── Records shown ──

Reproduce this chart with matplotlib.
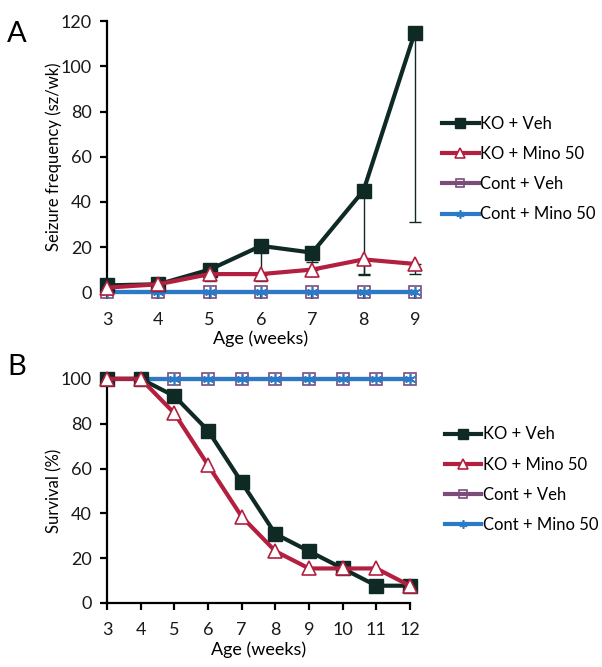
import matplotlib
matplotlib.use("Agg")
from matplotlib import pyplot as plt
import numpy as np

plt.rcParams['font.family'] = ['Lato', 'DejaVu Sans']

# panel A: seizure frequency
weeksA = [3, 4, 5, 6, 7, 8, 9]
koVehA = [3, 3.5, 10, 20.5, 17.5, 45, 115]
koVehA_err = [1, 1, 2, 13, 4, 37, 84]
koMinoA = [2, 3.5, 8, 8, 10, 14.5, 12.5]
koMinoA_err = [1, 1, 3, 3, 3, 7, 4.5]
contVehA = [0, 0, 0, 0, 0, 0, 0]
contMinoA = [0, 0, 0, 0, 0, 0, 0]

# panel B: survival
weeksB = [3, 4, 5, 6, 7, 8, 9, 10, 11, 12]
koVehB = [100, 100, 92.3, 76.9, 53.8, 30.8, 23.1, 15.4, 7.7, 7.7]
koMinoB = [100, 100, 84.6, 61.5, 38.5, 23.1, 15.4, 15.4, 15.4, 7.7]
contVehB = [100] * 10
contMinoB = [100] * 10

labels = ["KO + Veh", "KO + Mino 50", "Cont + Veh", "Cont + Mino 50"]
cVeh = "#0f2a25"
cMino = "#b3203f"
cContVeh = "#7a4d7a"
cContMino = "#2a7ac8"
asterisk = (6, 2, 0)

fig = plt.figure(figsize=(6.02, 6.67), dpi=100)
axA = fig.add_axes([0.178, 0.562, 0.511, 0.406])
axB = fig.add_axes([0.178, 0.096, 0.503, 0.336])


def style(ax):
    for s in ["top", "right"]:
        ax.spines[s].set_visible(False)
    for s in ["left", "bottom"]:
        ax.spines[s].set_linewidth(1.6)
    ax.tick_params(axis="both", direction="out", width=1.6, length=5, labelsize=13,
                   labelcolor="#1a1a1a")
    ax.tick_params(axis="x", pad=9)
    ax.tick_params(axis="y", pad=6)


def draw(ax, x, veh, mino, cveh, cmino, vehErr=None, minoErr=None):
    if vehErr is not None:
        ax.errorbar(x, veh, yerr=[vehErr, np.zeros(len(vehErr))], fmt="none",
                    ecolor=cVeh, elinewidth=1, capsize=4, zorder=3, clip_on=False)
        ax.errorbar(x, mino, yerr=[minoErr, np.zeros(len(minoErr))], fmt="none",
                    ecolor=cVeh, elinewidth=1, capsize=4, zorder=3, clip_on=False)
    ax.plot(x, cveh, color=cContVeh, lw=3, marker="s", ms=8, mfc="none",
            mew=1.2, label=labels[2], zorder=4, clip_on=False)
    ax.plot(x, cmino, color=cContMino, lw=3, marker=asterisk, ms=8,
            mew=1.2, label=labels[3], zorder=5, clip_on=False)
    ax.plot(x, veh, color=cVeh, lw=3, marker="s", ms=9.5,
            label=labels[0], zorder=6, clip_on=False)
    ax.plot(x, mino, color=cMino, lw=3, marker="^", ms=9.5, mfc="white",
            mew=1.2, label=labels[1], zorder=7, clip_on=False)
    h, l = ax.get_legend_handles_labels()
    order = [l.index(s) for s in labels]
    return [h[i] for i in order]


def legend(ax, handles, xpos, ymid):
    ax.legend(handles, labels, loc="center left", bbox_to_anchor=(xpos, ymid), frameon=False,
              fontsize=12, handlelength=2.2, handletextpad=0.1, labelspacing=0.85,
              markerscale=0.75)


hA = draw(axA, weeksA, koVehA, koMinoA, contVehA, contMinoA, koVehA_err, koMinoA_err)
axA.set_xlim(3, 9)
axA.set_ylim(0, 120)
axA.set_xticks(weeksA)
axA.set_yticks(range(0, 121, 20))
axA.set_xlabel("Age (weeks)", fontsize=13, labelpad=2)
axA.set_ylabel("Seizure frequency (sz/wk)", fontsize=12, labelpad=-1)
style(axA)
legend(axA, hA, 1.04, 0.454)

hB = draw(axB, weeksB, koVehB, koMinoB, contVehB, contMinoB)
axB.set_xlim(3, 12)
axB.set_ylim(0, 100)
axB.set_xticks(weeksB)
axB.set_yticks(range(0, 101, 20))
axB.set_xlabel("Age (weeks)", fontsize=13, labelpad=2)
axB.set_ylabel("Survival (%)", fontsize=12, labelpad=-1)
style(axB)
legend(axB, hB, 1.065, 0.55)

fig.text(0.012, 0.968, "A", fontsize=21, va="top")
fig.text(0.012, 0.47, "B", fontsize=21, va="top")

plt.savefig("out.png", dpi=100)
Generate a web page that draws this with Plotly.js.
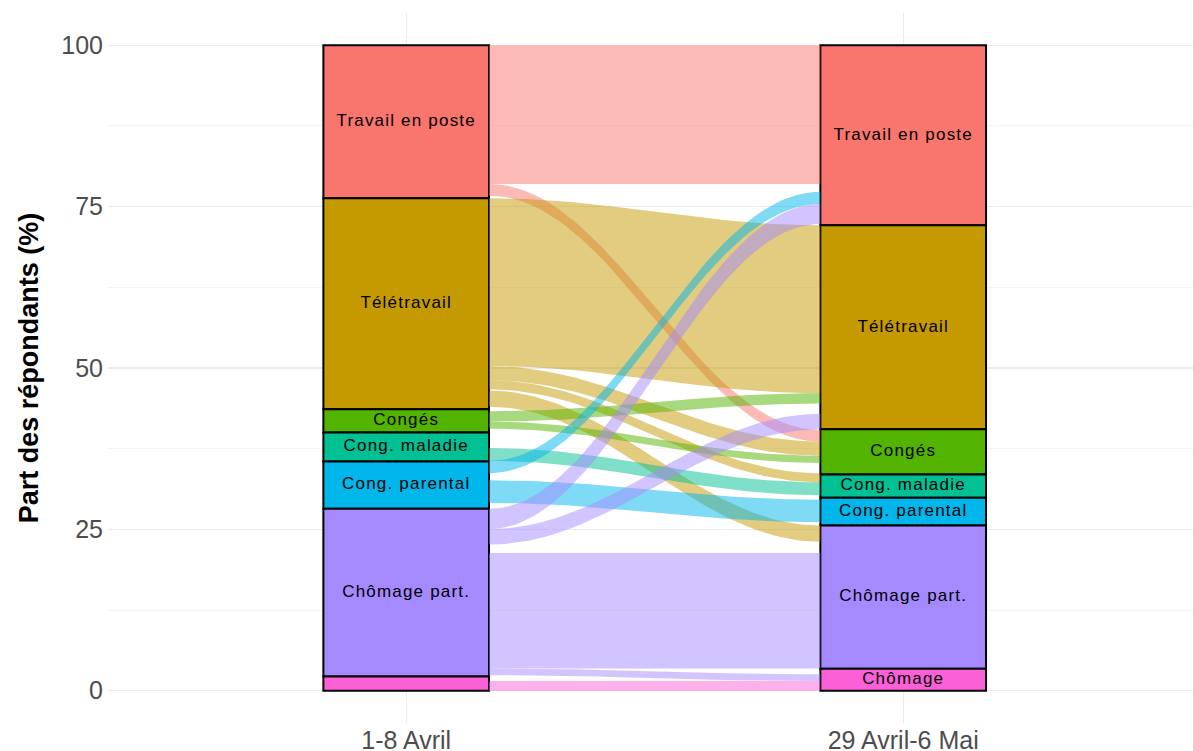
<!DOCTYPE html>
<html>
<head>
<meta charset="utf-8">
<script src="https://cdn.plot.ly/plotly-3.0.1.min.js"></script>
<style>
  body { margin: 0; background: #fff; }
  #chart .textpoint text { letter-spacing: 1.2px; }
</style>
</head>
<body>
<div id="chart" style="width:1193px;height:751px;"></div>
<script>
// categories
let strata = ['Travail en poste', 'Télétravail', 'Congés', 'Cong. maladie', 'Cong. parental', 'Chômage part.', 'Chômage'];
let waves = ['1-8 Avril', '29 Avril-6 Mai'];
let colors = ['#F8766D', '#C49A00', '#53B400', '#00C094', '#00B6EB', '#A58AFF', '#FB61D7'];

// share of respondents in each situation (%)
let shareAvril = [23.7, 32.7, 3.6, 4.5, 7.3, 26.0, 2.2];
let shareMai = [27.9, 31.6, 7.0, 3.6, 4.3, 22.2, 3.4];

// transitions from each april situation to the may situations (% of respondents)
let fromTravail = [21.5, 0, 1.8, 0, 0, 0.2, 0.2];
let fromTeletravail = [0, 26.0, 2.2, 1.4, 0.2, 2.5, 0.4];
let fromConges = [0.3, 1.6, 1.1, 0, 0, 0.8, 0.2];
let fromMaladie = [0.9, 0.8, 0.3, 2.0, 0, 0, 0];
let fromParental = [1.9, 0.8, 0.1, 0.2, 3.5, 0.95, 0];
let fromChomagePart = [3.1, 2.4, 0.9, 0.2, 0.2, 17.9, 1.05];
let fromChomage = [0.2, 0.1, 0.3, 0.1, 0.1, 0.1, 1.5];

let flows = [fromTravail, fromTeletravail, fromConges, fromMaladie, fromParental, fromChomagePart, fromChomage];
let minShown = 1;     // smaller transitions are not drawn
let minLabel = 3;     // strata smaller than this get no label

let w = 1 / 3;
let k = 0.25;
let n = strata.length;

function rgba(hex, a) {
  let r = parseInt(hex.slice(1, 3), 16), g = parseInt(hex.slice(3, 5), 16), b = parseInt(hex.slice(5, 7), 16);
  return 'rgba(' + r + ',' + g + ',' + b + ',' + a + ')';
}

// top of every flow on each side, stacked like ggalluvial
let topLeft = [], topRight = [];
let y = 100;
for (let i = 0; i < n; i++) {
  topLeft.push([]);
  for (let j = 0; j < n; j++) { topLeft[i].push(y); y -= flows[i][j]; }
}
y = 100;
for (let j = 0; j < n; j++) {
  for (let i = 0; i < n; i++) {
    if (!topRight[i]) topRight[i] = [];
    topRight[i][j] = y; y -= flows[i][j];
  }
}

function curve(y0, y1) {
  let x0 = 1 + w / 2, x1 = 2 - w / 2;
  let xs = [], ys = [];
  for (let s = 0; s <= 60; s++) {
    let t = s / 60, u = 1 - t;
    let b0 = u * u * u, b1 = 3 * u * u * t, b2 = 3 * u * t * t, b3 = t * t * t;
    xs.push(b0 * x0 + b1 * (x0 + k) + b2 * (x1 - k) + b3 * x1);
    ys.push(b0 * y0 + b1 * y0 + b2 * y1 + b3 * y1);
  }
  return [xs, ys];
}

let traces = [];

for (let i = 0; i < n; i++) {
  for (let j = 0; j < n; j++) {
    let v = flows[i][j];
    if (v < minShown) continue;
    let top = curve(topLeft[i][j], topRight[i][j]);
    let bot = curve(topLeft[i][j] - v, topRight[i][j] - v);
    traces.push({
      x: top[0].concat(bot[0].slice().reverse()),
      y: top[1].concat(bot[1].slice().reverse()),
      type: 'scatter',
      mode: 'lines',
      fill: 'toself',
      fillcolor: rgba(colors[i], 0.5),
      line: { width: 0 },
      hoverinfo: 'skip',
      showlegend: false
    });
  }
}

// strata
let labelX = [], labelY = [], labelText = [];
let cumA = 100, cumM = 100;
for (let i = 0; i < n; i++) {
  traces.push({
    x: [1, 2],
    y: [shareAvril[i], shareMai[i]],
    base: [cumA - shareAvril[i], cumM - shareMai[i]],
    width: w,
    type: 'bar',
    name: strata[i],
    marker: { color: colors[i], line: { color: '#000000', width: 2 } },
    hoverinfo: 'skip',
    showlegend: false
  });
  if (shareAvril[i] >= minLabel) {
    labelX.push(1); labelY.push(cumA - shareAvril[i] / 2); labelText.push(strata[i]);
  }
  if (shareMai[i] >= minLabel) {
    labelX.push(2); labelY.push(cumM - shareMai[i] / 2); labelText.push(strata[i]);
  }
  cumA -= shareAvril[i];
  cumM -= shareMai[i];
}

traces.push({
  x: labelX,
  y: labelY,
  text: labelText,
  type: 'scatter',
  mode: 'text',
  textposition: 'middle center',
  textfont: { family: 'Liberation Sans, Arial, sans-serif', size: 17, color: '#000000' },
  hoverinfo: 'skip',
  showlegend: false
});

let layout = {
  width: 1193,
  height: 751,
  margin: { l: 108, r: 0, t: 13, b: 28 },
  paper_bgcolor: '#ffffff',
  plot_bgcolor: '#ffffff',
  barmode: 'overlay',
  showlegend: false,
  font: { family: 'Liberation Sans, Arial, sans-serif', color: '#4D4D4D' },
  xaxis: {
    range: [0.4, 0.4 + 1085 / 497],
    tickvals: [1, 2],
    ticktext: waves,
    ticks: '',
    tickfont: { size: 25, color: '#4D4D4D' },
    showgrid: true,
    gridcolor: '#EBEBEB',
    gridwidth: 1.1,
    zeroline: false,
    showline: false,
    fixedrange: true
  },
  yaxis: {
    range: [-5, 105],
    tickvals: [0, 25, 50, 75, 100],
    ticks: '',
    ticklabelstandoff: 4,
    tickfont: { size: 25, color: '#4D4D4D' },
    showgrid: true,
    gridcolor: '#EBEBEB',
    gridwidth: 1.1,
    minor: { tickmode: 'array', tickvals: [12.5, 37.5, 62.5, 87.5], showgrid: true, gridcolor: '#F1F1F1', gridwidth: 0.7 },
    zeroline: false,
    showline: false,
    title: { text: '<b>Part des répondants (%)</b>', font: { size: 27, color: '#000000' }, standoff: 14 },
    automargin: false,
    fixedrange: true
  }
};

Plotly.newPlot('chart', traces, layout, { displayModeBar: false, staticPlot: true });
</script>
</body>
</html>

───

• [Stated goal] Your task is to reproduce exactly the lines from the start of the data above through the line containing "contMinoB = [100] * 10", leaving every picture out.

• [Task output]
Reproduce this chart with matplotlib.
import matplotlib
matplotlib.use("Agg")
from matplotlib import pyplot as plt
import numpy as np

plt.rcParams['font.family'] = ['Lato', 'DejaVu Sans']

# panel A: seizure frequency
weeksA = [3, 4, 5, 6, 7, 8, 9]
koVehA = [3, 3.5, 10, 20.5, 17.5, 45, 115]
koVehA_err = [1, 1, 2, 13, 4, 37, 84]
koMinoA = [2, 3.5, 8, 8, 10, 14.5, 12.5]
koMinoA_err = [1, 1, 3, 3, 3, 7, 4.5]
contVehA = [0, 0, 0, 0, 0, 0, 0]
contMinoA = [0, 0, 0, 0, 0, 0, 0]

# panel B: survival
weeksB = [3, 4, 5, 6, 7, 8, 9, 10, 11, 12]
koVehB = [100, 100, 92.3, 76.9, 53.8, 30.8, 23.1, 15.4, 7.7, 7.7]
koMinoB = [100, 100, 84.6, 61.5, 38.5, 23.1, 15.4, 15.4, 15.4, 7.7]
contVehB = [100] * 10
contMinoB = [100] * 10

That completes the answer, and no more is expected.